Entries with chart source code

━━━━━━━━━━━━━━━━

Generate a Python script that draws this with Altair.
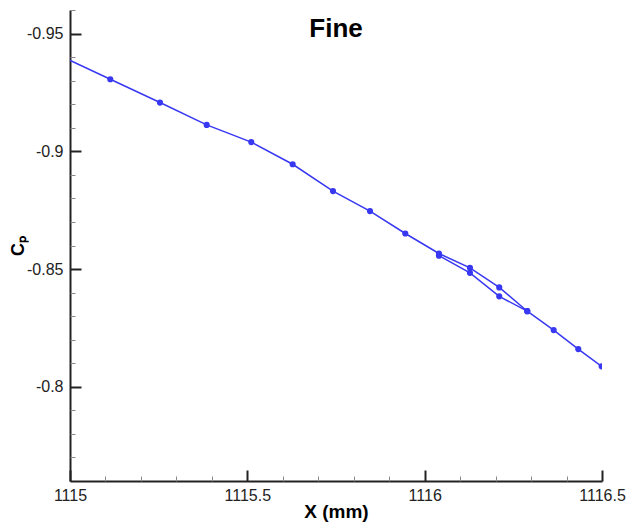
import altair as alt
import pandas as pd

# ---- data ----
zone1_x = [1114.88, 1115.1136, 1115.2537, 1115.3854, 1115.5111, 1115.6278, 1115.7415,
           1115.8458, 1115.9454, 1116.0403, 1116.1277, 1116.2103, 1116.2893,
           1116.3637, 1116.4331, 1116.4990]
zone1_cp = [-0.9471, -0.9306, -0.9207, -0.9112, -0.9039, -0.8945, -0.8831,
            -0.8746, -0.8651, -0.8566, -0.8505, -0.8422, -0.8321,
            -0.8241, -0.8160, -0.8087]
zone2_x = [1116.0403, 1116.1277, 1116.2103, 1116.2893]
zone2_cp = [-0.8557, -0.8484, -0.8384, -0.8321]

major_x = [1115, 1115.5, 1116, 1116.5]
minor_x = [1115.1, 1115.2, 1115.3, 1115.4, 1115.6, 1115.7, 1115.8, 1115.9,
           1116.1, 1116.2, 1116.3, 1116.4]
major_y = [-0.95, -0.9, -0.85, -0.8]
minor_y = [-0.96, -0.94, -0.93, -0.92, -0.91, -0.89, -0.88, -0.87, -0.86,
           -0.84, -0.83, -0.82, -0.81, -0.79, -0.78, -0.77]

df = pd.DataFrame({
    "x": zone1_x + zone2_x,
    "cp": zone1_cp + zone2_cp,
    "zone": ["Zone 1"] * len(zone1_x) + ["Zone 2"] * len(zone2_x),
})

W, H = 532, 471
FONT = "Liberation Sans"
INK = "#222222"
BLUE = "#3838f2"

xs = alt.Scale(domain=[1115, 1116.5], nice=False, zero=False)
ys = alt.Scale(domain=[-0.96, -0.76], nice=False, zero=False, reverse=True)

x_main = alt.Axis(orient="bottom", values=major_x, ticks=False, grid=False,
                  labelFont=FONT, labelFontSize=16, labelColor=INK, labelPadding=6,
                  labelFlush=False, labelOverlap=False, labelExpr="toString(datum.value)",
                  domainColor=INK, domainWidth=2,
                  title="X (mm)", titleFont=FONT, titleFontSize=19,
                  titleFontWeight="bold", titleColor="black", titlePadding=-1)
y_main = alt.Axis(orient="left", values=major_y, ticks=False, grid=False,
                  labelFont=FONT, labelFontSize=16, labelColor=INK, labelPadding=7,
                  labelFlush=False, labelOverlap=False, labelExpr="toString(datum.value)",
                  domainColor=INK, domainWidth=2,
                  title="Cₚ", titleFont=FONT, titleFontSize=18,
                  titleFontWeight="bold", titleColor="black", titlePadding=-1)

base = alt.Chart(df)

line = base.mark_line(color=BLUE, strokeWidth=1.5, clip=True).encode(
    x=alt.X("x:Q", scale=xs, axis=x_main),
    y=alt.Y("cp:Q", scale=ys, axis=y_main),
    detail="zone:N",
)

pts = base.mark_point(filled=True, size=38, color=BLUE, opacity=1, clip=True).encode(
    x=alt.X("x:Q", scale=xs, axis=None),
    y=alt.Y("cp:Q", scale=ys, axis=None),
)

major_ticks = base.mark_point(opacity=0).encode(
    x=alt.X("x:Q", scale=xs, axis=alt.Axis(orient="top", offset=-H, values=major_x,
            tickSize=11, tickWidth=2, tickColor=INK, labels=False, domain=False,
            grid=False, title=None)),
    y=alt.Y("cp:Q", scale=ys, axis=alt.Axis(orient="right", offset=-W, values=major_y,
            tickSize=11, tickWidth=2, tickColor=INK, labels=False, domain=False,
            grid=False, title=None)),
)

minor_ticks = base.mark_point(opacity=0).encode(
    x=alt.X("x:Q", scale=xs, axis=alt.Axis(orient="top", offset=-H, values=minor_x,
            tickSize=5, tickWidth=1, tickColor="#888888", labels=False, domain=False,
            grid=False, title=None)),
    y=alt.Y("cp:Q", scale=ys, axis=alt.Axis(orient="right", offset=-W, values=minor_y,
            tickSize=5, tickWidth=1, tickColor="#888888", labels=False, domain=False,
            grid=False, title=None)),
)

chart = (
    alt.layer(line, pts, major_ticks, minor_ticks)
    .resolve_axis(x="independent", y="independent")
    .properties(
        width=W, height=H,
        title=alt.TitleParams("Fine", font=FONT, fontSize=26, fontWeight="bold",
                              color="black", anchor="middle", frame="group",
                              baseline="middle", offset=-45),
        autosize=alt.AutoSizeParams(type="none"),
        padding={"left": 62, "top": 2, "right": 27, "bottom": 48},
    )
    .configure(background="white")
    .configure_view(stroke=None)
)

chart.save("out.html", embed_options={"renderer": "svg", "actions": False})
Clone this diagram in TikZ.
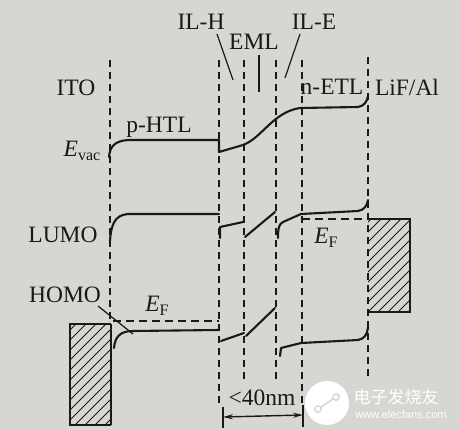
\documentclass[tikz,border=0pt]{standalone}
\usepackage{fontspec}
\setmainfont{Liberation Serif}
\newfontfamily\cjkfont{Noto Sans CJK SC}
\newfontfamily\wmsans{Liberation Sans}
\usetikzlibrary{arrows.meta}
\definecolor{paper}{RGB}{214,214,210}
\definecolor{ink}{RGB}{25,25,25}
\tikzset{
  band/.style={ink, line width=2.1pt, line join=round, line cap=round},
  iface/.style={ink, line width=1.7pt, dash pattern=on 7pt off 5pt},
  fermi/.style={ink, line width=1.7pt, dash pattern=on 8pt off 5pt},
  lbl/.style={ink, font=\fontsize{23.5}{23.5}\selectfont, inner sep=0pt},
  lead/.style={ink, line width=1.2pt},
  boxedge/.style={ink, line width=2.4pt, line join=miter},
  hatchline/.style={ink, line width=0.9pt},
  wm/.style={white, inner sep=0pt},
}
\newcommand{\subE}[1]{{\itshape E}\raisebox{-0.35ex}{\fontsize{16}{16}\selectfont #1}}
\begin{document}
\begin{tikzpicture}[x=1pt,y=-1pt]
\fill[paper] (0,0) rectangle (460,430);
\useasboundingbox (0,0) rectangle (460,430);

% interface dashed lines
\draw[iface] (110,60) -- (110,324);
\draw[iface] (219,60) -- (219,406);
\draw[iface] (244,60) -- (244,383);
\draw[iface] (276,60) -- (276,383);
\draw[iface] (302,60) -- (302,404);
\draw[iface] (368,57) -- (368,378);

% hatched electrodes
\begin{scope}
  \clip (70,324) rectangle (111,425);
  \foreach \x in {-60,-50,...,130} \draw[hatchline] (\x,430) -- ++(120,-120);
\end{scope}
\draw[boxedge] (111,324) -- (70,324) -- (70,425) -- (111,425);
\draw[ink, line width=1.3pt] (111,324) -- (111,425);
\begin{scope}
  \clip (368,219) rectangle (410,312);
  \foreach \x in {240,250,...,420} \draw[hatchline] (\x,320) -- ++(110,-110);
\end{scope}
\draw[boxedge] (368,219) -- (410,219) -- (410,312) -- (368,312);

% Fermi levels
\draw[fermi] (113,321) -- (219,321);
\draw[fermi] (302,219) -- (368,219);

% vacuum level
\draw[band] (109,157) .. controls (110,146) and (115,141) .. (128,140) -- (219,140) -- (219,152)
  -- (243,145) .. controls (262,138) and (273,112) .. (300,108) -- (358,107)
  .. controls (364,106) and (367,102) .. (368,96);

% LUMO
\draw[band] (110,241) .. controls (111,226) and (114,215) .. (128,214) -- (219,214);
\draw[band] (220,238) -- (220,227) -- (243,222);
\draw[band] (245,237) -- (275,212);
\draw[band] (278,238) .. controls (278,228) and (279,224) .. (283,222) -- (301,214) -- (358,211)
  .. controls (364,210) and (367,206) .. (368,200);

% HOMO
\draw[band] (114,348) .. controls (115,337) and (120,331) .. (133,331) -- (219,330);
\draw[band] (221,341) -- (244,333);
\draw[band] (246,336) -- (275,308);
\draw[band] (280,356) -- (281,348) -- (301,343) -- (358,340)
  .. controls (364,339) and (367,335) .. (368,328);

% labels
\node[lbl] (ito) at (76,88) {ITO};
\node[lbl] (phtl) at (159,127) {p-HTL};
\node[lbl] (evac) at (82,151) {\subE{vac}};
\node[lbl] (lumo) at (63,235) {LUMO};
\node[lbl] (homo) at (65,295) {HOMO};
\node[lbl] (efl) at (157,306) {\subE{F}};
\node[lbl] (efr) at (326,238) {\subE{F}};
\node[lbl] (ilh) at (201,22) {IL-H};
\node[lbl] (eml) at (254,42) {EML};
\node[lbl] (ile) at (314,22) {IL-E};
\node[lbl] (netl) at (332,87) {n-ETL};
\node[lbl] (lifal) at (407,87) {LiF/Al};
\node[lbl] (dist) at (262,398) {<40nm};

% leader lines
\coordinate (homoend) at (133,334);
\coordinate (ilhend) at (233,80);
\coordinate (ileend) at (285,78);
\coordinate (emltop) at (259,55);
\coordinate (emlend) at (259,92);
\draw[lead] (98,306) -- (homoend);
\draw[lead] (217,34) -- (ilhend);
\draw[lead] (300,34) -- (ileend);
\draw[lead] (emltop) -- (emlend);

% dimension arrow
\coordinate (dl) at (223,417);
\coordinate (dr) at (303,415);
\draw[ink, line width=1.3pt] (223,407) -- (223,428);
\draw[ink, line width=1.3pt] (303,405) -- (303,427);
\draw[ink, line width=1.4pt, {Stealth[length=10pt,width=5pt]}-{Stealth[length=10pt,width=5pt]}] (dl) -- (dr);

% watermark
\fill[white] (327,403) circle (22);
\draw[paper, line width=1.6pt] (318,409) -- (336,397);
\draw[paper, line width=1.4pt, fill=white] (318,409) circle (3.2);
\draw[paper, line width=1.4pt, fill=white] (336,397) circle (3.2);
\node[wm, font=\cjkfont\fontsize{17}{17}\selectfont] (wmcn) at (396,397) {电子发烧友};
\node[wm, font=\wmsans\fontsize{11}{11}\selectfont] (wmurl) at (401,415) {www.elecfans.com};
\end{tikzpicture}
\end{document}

━━━━━━━━━━━━━━━━

Stated exercise: Look above and copy only the lines from the one holding "Clone this diagram in TikZ." to the one holding "(367,102) .. (368,96);", both included, exactly, minus the pictures.

Response to this task:
Clone this diagram in TikZ.
\documentclass[tikz,border=0pt]{standalone}
\usepackage{fontspec}
\setmainfont{Liberation Serif}
\newfontfamily\cjkfont{Noto Sans CJK SC}
\newfontfamily\wmsans{Liberation Sans}
\usetikzlibrary{arrows.meta}
\definecolor{paper}{RGB}{214,214,210}
\definecolor{ink}{RGB}{25,25,25}
\tikzset{
  band/.style={ink, line width=2.1pt, line join=round, line cap=round},
  iface/.style={ink, line width=1.7pt, dash pattern=on 7pt off 5pt},
  fermi/.style={ink, line width=1.7pt, dash pattern=on 8pt off 5pt},
  lbl/.style={ink, font=\fontsize{23.5}{23.5}\selectfont, inner sep=0pt},
  lead/.style={ink, line width=1.2pt},
  boxedge/.style={ink, line width=2.4pt, line join=miter},
  hatchline/.style={ink, line width=0.9pt},
  wm/.style={white, inner sep=0pt},
}
\newcommand{\subE}[1]{{\itshape E}\raisebox{-0.35ex}{\fontsize{16}{16}\selectfont #1}}
\begin{document}
\begin{tikzpicture}[x=1pt,y=-1pt]
\fill[paper] (0,0) rectangle (460,430);
\useasboundingbox (0,0) rectangle (460,430);

% interface dashed lines
\draw[iface] (110,60) -- (110,324);
\draw[iface] (219,60) -- (219,406);
\draw[iface] (244,60) -- (244,383);
\draw[iface] (276,60) -- (276,383);
\draw[iface] (302,60) -- (302,404);
\draw[iface] (368,57) -- (368,378);

% hatched electrodes
\begin{scope}
  \clip (70,324) rectangle (111,425);
  \foreach \x in {-60,-50,...,130} \draw[hatchline] (\x,430) -- ++(120,-120);
\end{scope}
\draw[boxedge] (111,324) -- (70,324) -- (70,425) -- (111,425);
\draw[ink, line width=1.3pt] (111,324) -- (111,425);
\begin{scope}
  \clip (368,219) rectangle (410,312);
  \foreach \x in {240,250,...,420} \draw[hatchline] (\x,320) -- ++(110,-110);
\end{scope}
\draw[boxedge] (368,219) -- (410,219) -- (410,312) -- (368,312);

% Fermi levels
\draw[fermi] (113,321) -- (219,321);
\draw[fermi] (302,219) -- (368,219);

% vacuum level
\draw[band] (109,157) .. controls (110,146) and (115,141) .. (128,140) -- (219,140) -- (219,152)
  -- (243,145) .. controls (262,138) and (273,112) .. (300,108) -- (358,107)
  .. controls (364,106) and (367,102) .. (368,96);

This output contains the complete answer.